Tuesday, January 29, 2013

Education Choice and Competition Index: Value Questioned


The Brown Center of Education Policy at the Brookings Institution advocates for increased choice and competition in US schools and produces an annual Education Choice and Competition Index.

A new review of the 2012 Index report concludes that it is merely a long-winded way of stating, ‘we like districts with lots of choice, and here they are’ – thus adding little if any useful information for policy deliberations.

The Index, or ECCI for short, was reviewed for the Think Twice think tank review project by David Garcia of Arizona State University, who has researched and published on issues including school choice and accountability. The review is published by the National Education Policy Center, housed at the University of Colorado Boulder School of Education.

Developed by Grover J. “Russ” Whitehurst with Sarah Whitfield, the ECCI is composed of 13 criteria by which school districts can be “measured” to evaluate how much they support and encourage parental school choice. The index criteria favor choice as an end in and of itself, and the 2012 index includes an interactive application that grades large school districts in accordance with those criteria.

“The authors present the ECCI as a new approach to education policy,” Garcia writes in his review. “But the ideas are not new. The report repeats many of the same arguments and logic that can be found in other pro-market publications over the past 25 years.”

The only recommendation in the index that can be considered unique, Garcia continues, is its assertion that a school’s “popularity” is a sufficient basis on which to judge school quality “and a sufficient criterion by which to direct taxpayer dollars.” Yet, he notes, even that recommendation isn’t really new; it but instead restates 1990s-era calls for unregulated school choice.

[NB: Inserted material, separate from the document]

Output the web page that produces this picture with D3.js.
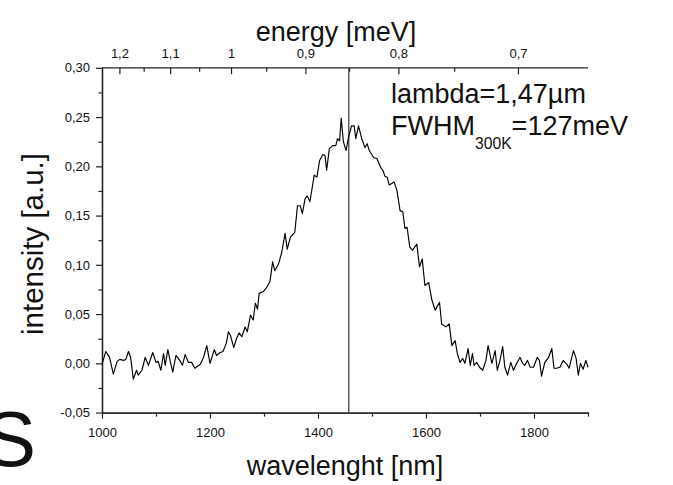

“The ECCI assumes benefits of market competition, but these benefits depend on how parents choose schools, and the report does not include any research on how parents make school choice decisions,” Garcia writes. The report also offers no evidence that school districts scoring higher on the index demonstrate the improved outcomes that the authors claim the index should predict. “In fact, the only large district with an ‘A’ rating per the ECCI received a ‘D’ according to its state accountability system.”

With its dated assumptions and subjective criteria, Garcia concludes that the report “reads like an essay in support of free-market choice policies” – not an effective policy tool.